Sport

Brendan Crossan: Pandemic has weird capacity to yield better GAA seasons

The pandemic will force a rethink on so many levels Picture: Seamus Loughran.
The pandemic will force a rethink on so many levels Picture: Seamus Loughran. The pandemic will force a rethink on so many levels Picture: Seamus Loughran.

LAST week a group of journalists were invited to a zoom meeting to listen to the Gaelic Players Association’s annual report.

Sitting in virtual rooms on-screen we all got time to ask questions about the GPA’s annual report and why the players body has an image problem.

Among the GPA’s high-ranking staff were Paul Flynn, Seamus Hickey, Tom Parsons and Ciaran Barr.

They are four impressive individuals.

Up until last Wednesday, I’d read more press releases attributed to Paul Flynn than actual interviews.

So it was good to get the chance to ask the former Dublin footballer why the GPA continues to struggle to get their message across.

It’s probably more of a failing on my part that I didn’t know Paul Flynn was a plumber who worked on building sites around the capital.

“One of the key reasons why I took on this role is because I’m very, very proud to be an inter-county player, I’m very, very proud to be a member of the GPA and understood deeply how it assisted me to find that balance,” Flynn explained.

“To give you a bit of background, when I started off inter-county I was working on sites plumbing and trying to find a way in life and the GPA was there for me right from the start of my career on the pitch and it took me to places where I never believed I could go.

“Players understand that and that’s why we get phenomenal responses and phenomenal engagement in programmes. Unfortunately, that isn’t fully understood by everybody. I still don’t believe that people understand what our three pillars are: player representation, player welfare and player development.

“That’s why we’re taking you all through our annual report; that’s why we’re keen for you all to understand what exactly it is the GPA is here to do.”

Flynn spoke with passion and you can understand why he is an evangelical supporter of the GPA. The players body has helped give him a better life.

On the zoom call Tom Parsons, the big Mayo midfielder and GPA secretary, bemoaned the fact that the media don’t shine enough light on the good work the players body does.

Parsons has a point. There aren’t enough “good news stories” but the GPA must also acknowledge that its PR strategy is partly to blame for this.

In fairness, the GPA will probably be fighting a losing battle for a long time because of the vast sums of money they receive.

Through all their good work, the education, career and counselling services and rookie camps, it’s drowned out by the 15 per cent commercial revenue they receive from the GAA and €742,367 that goes to GPA staff wages, as well as the fundraising numbers they pull in from America.

Let’s be clear: the GPA is an essential cog in the Association’s wheel.

The GAA’s previous in-house attempts at managing player welfare were probably always destined to be handed over to the players themselves. A players union is absolutely essential - just like other trade unions.

No matter how much they improve their messaging, the GPA can’t get away from the fact that they are over-funded.

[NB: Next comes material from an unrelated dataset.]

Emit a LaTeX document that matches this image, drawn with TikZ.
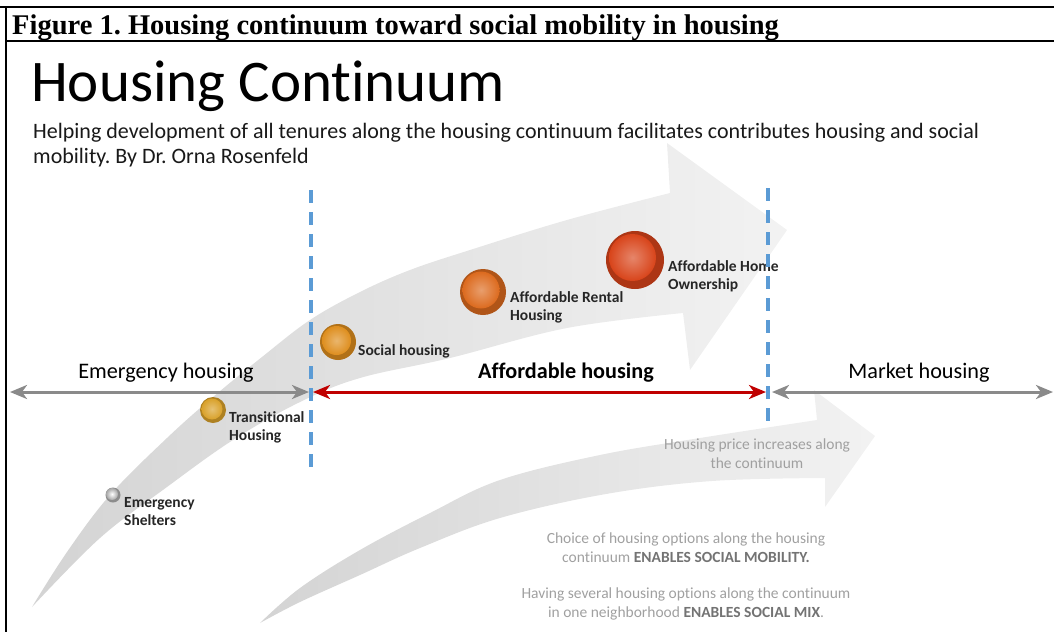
\documentclass[tikz,border=0pt]{standalone}
\usepackage{fontspec}
\setmainfont{Carlito}[Ligatures=NoCommon]
\newfontfamily\capfont{Liberation Serif}
\usetikzlibrary{arrows.meta}
\frenchspacing

\definecolor{axisgray}{HTML}{8A8A8A}
\definecolor{afred}{HTML}{C00000}
\definecolor{divblue}{HTML}{5B9BD5}
\definecolor{notegray}{HTML}{A0A0A0}
\definecolor{notedark}{HTML}{737373}
\definecolor{ballgold}{HTML}{D9A12A}
\definecolor{ballsocial}{HTML}{DE8E1E}
\definecolor{ballrent}{HTML}{DC6A1E}
\definecolor{ballhome}{HTML}{D8441A}

\tikzset{
  bodyshade/.style={left color=black!17, right color=black!5},
  divider/.style={divblue, line width=3.3pt, dash pattern=on 13pt off 9pt},
  axisline/.style={line width=3pt, {Stealth[length=17pt,width=14pt,inset=5pt]}-{Stealth[length=17pt,width=14pt,inset=5pt]}},
  tenure/.style={anchor=base west, align=left, inner sep=0pt, text=black!85, font=\bfseries\fontsize{15.5}{17.5}\selectfont},
  band/.style={anchor=base, inner sep=0pt, font=\fontsize{22.2}{26}\selectfont},
  note/.style={notegray, anchor=base, align=center, inner sep=0pt, font=\fontsize{15.5}{19}\selectfont},
}

\begin{document}
\begin{tikzpicture}[x=1pt,y=-1pt]
\useasboundingbox (0,0) rectangle (1054,632);

\draw [line width=2pt] (0,7) -- (1054,7);
\draw [line width=2pt] (6,6) -- (6,632);
\draw [line width=1.5pt] (6,41) -- (1054,41);
\node (caption) at (12,34) [anchor=base west, inner sep=0pt] {\capfont\bfseries\fontsize{28.5}{30}\selectfont Figure 1. Housing continuum toward social mobility in housing};

\node (title) at (31,101) [anchor=base west, inner sep=0pt] {\fontsize{59}{64}\selectfont Housing Continuum};
\node (intro) at (33,163) [anchor=base west, align=left, inner sep=0pt, text=black!90, font=\fontsize{22}{24.5}\selectfont] {Helping development of all tenures along the housing continuum facilitates contributes housing and social\\ mobility. By Dr. Orna Rosenfeld};

\shade [bodyshade] plot [smooth, tension=0.6] coordinates {(32,607) (67,552) (110,495) (167,438) (213,397) (262,357) (310,320) (360,292) (410,270) (470,250) (567,220) (670,193)}
-- (667,143) -- (787,230) -- (690,370) --
plot [smooth, tension=0.6] coordinates {(683,313) (567,328) (450,358) (360,378) (300,402) (233,440) (167,487) (100,538) (32,607)} -- cycle;

\shade [bodyshade] plot [smooth, tension=0.6] coordinates {(260,623) (300,588) (360,550) (430,513) (500,480) (600,455) (700,438) (817,420)}
-- (814,390) -- (875,436) -- (825,507) --
plot [smooth, tension=0.6] coordinates {(825,478) (712,481) (606,494) (500,518) (420,548) (360,575) (300,602) (260,623)} -- cycle;

\coordinate (axL) at (10,392);
\coordinate (divL) at (311,392);
\coordinate (divR) at (768,392);
\coordinate (axR) at (1053,392);

\draw [axisline, axisgray] (axL) -- ([xshift=-2pt]divL);
\draw [axisline, afred] ([xshift=2pt]divL) -- ([xshift=-2pt]divR);
\draw [axisline, axisgray] ([xshift=4pt]divR) -- (axR);

\node (emerg) at (166,378) [band] {Emergency housing};
\node (afford) at (566,378) [band] {\bfseries Affordable housing};
\node (market) at (919,378) [band] {Market housing};

\fill [black!45] (113,495) circle [radius=7.5];
\shade [inner color=white, outer color=black!35] (112,494) circle [radius=6];
\fill [ballgold!80!black] (213,410) circle [radius=13];
\shade [inner color=ballgold!65!white, outer color=ballgold] (212,409) circle [radius=10.5];
\fill [ballsocial!80!black] (338,342) circle [radius=18];
\shade [inner color=ballsocial!65!white, outer color=ballsocial] (336.5,340.5) circle [radius=14.5];
\fill [ballrent!80!black] (483,292) circle [radius=23];
\shade [inner color=ballrent!65!white, outer color=ballrent] (481,290) circle [radius=18.5];
\fill [ballhome!80!black] (635,260) circle [radius=29];
\shade [inner color=ballhome!65!white, outer color=ballhome] (632.5,257.5) circle [radius=23.5];

\node (shelter) at (124,525) [tenure] {Emergency\\ Shelters};
\node (transit) at (229,440) [tenure] {Transitional\\ Housing};
\node (social) at (358,355) [tenure] {Social housing};
\node (rental) at (510,320) [tenure] {Affordable Rental\\ Housing};
\node (owner) at (668,289) [tenure] {Affordable Home\\ Ownership};

\draw [divider] (311,190) -- (divL) -- (311,470);
\draw [divider] (768,188) -- (divR) -- (768,426);

\node (price) at (757,468) [note] {Housing price increases along\\ the continuum};
\node (choice) at (686,562) [note] {Choice of housing options along the housing\\ continuum \textcolor{notedark}{\bfseries ENABLES SOCIAL MOBILITY.}};
\node (mix) at (686,617) [note] {Having several housing options along the continuum\\ in one neighborhood \textcolor{notedark}{\bfseries ENABLES SOCIAL MIX}.};

\end{tikzpicture}
\end{document}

The GPA had a turnover of €7.5m in 2019.

Eighty-one percent of the GPA’s income was ploughed into player development and player welfare programmes.

But when you juxtapose, say, the ‘Gaelfast’ project – or, indeed, other ambitious coaching initiatives in other parts of the country – and their struggle to secure more modest funding [pre-pandemic], it shines an unforgiving light on the GPA funding.

For instance, are the GPA ‘rookie’ or indeed ‘transition’ camps really worth the money?

If the GAA can afford giving 15 per cent of its commercial revenue to the GPA, then fine. But it can’t.

Even before Covid19 hit these shores, it was becoming abundantly clear that the Association could not sustain the financial arrangement it had brokered.

The €6.9m three-year deal, signed in 2016 and now up for renewal, was having a draining effect, especially with capital projects stalling at either end of the country and rural counties crying out for investment.

Everyone has their hand out in the GAA. Some hands are more worthy than others.

Given the financial contractions and, in some cases, complete loss of revenue streams brought about by the pandemic, everyone is on the back foot.

Naturally, the GPA is on the back foot.

It is unlikely the players body will be able to command anything like the funding they have commanded in the past as full-time coaches and other admin staff around the country lose their jobs.

Flynn acknowledged that the GPA’s funding would be affected in the “short-term” but was more optimistic about the longer term.

In their annual report, the GPA made the right noises and passed motions on addressing the amount of time inter-county players spend on their sport and will lobby for a closed season.

But the pandemic is likely to tend to these things better than the GAA or the GPA ever could. Spending will become more fiscal and streamlined while the pandemic is also telling us about the value of having two distinct club and county seasons.

There is absolutely no need for an inter-county season to be crudely stretching from January through to August or September.

And if the inter-county season can be significantly shortened, as it should be, there is a good chance that a lot of the services the GPA currently provides will not be needed as there is more chance that inter-county players will have more balance in their sporting and professional lives.